Si intitola “Operazione Bologna. 1975-1980: l’inarrestabile onda della strategia della tensione” (ed. Castelvecchi) il nuovo libro di Antonella Beccaria e Cinzia Venturoli che tornano ad occuparsi della strage alla stazione di Bologna, di cui il prossimo 2 agosto ricorre il 44° anniversario, ma sopratutto degli anni che l’hanno preceduta. E nel libro si aggiungono tasselli, alcuni dei quali emersi dalle carte dei processi che si stanno svolgendo in questi anni, che arrivano a modificare quanto si è creduto finora, cioè che la cosiddetta strategia della tensione sia terminata a metà degli anni ’70.
La strage alla stazione di Bologna e la strategia della tensione: in un libro la ricostruzione del periodo precedente all’attentato
«Quando abbiamo cominciato a ideare il libro – racconta Beccaria ai nostri microfoni – volevamo smentire che la strategia della tensione fosse finita nel 1974 con la strage di Brescia e dell’Italicus». Nel prendere in considerazione l’arco temporale che va dal 1975 al 1980, le autrici spiegano perché la strage alla stazione Bologna non sia stata un fulmine a ciel sereno, ma fu preceduta da un’attività preparatoria che porta poi all’attentato vero e proprio.
In particolare, la preparazione della strage si articolò su due piani: da un lato, tra la fine del 1978 e nel 1979 i mandanti e finanziatori iniziano a drenare denaro dal Banco Ambrosiano di Roberto Calvi per destinare quelle risorse a persone che avranno un compito funzionale e organizzativo, anche nel preparare il depistaggio mediatico.
Il secondo piano è militare e operativo e coinvolge direttamente le organizzazioni neofasciste.
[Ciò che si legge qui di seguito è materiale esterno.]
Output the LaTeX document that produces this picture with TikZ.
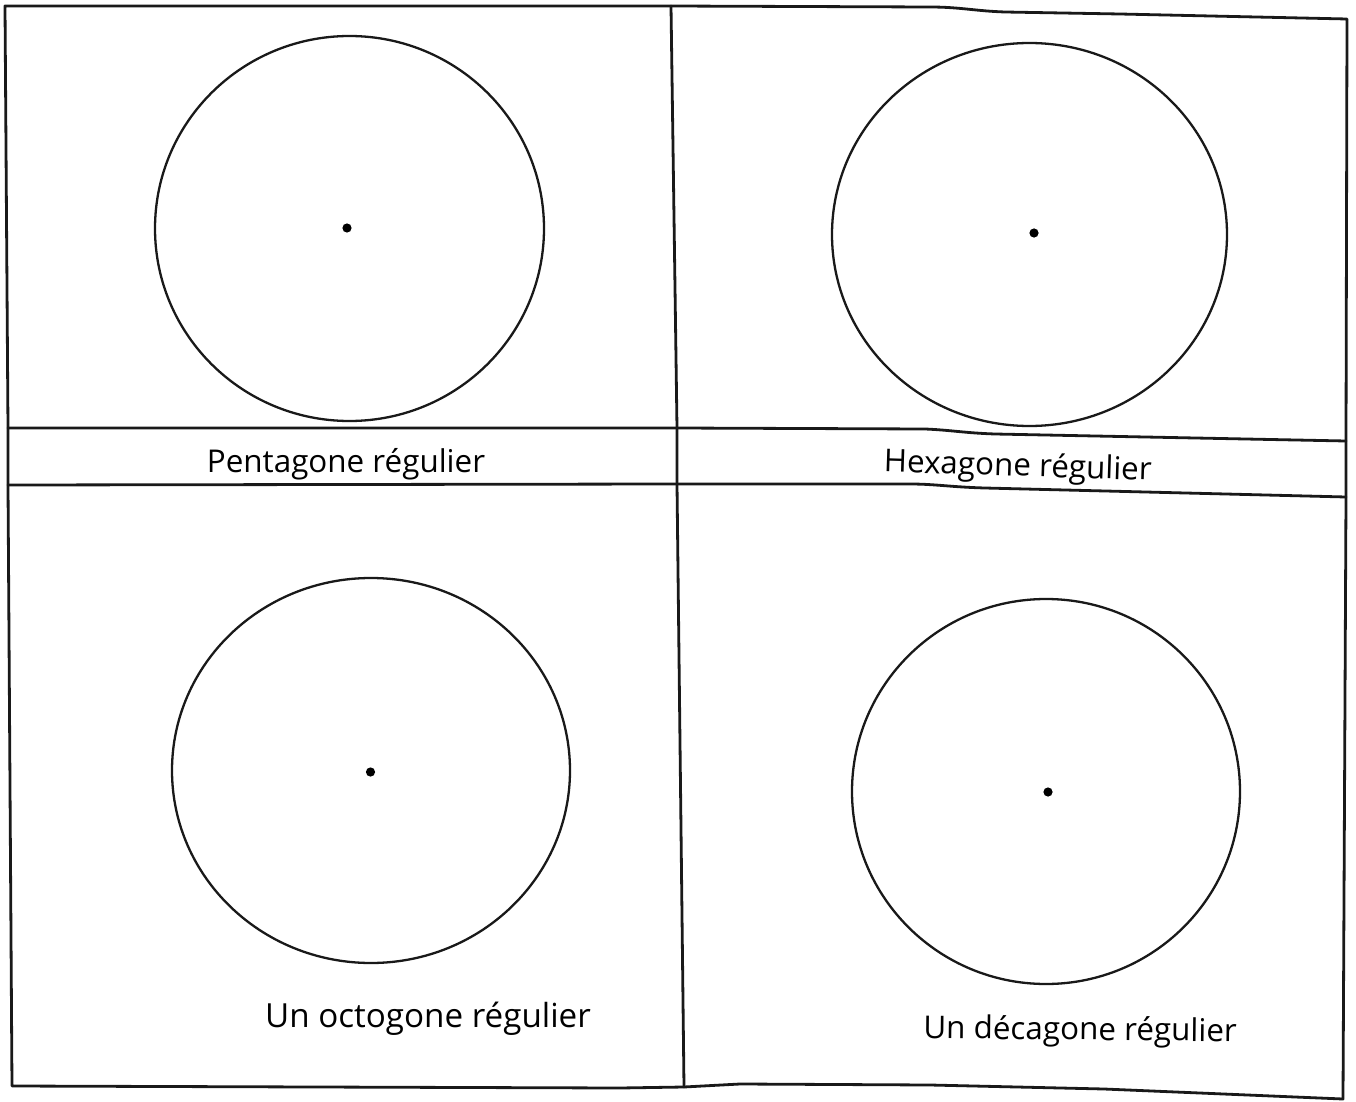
\documentclass[tikz,border=0pt]{standalone}
\usepackage{fontspec}
\setmainfont{Open Sans}
\usetikzlibrary{shapes.geometric}
\begin{document}
\begin{tikzpicture}[x=0.5pt,y=-0.5pt,
  frame/.style={line width=1.4pt, draw=black!90, line join=round, line cap=round},
  disc/.style={ellipse, draw=black!90, line width=1.15pt, inner sep=0pt, outer sep=0pt},
  centre/.style={circle, fill=black, inner sep=0pt, minimum size=4.6pt},
  lab/.style={font=\fontsize{15.7}{18}\selectfont, anchor=base, inner sep=0pt, text=black}]
\useasboundingbox (0,0) rectangle (1356,1102);
% grid corners
\coordinate (tl) at (5,6);
\coordinate (tm) at (671,6);
\coordinate (tr) at (1347,19);
\coordinate (br) at (1343,1099);
\coordinate (bm) at (684,1087);
\coordinate (bl) at (12,1086);
\coordinate (l1) at (8,428);
\coordinate (l2) at (8,485);
\coordinate (m1) at (677,428);
\coordinate (m2) at (677,484);
\coordinate (r1) at (1346,441);
\coordinate (r2) at (1346,497);
% outer frame
\draw[frame] (tl) -- (tm) -- (930,7) .. controls (960,7) and (975,11) .. (1005,12) -- (1120,14) -- (tr)
  -- (r1) -- (r2) -- (br) -- (1104,1089) -- (930,1085) -- (740,1084) -- (bm)
  -- (620,1088) -- (bl) -- (l2) -- (l1) -- cycle;
% label band lines
\draw[frame] (l1) -- (m1) -- (925,429) .. controls (950,430) and (965,433) .. (995,434) -- (r1);
\draw[frame] (l2) -- (m2) -- (910,484) .. controls (935,484) and (950,487) .. (985,488) -- (r2);
% middle vertical
\draw[frame] (tm) -- (m1) -- (m2) -- (bm);
% circles
\node[disc, minimum width=194.5pt, minimum height=192.5pt] (c1) at (349.5,228.5) {};
\node[disc, minimum width=197.5pt, minimum height=191.5pt] (c2) at (1029.5,234.5) {};
\node[disc, minimum width=199pt, minimum height=192.5pt] (c3) at (371,770.5) {};
\node[disc, minimum width=194pt, minimum height=192.5pt] (c4) at (1046,791.5) {};
% centres
\node[centre] (o1) at (347,228) {};
\node[centre] (o2) at (1034,233) {};
\node[centre] (o3) at (370.5,772) {};
\node[centre] (o4) at (1048,792) {};
% labels
\node[lab] (t1) at (346,472) {Pentagone régulier};
\node[lab, rotate=-1.8] (t2) at (1017.5,476) {Hexagone régulier};
\node[lab, font=\fontsize{16.6}{19}\selectfont] (t3) at (428,1027) {Un octogone régulier};
\node[lab, rotate=-0.6] (t4) at (1080,1040) {Un décagone régulier};
\end{tikzpicture}
\end{document}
Dai processi Cavallini e Bellini, che si stanno concludendo in questi mesi, mostrano tutti i movimenti compiuti dalle organizzazioni neofasciste, in particolare con una leva di giovani neofascisti che inizia a farsi notare e le tradizionali organizzazioni eversive, come Ordine Nuovo e Avanguardia Nazionale, che si occupano dell’indottrinamento e della formazione militare dei giovani neofascisti.
Molte delle informazioni che stanno aiutando a chiudere il cerchio per giungere alla piena verità sulla strage alla stazione di Bologna sono emerse proprio dagli ultimi processi, per il cui svolgimento è stato fondamentale il ruolo della Procura di Bologna, che ha avocato a sè un’inchiesta che stava andando verso l’archiviazione, ma prima ancora il lavoro dei consulenti dell’Associazione dei Famigliari delle vittime, che ha lavorato alacremente per mettere in fila i vari tasselli.
Tra questi c’è sicuramente il documento con la scritta “Bologna” trovato addosso a Licio Gelli, capo della P2, al suo momento dell’arresto in Svizzera.
L’obiettivo di quelle stragi, sottolinea Beccaria, era la «trasformazione dell’assetto istituzionale italiano, probabilmente modificandolo verso un premierato forte alla De Gaulle». L’attentato del 2 agosto 1980, in particolare, si configurò proprio come un’operazione militare.
Neofascisti, P2, apparati dello Stato: una rete eversiva i cui collegamenti ora sono più chiari. «Grazie agli ultimi processi noi possiamo raccontare questa storia non più sulla base di deduzioni logiche nell’osservazione del periodo, ma con dati di fatto», sottolinea l’autrice.
A questo punto cosa manca per la composizione totale del puzzle sulla strage alla stazione di Bologna? «Va contestualizzata meglio la situazione politica – conclude Beccaria – Per quanto importante, Gelli era una pedina in tutto questo gioco. Sono stati individuati altri uomini dello Stato che hanno collaborato con lui. Occorre andare a capire quanto la rete delle complicità istituzionali fosse ulteriormente estesa».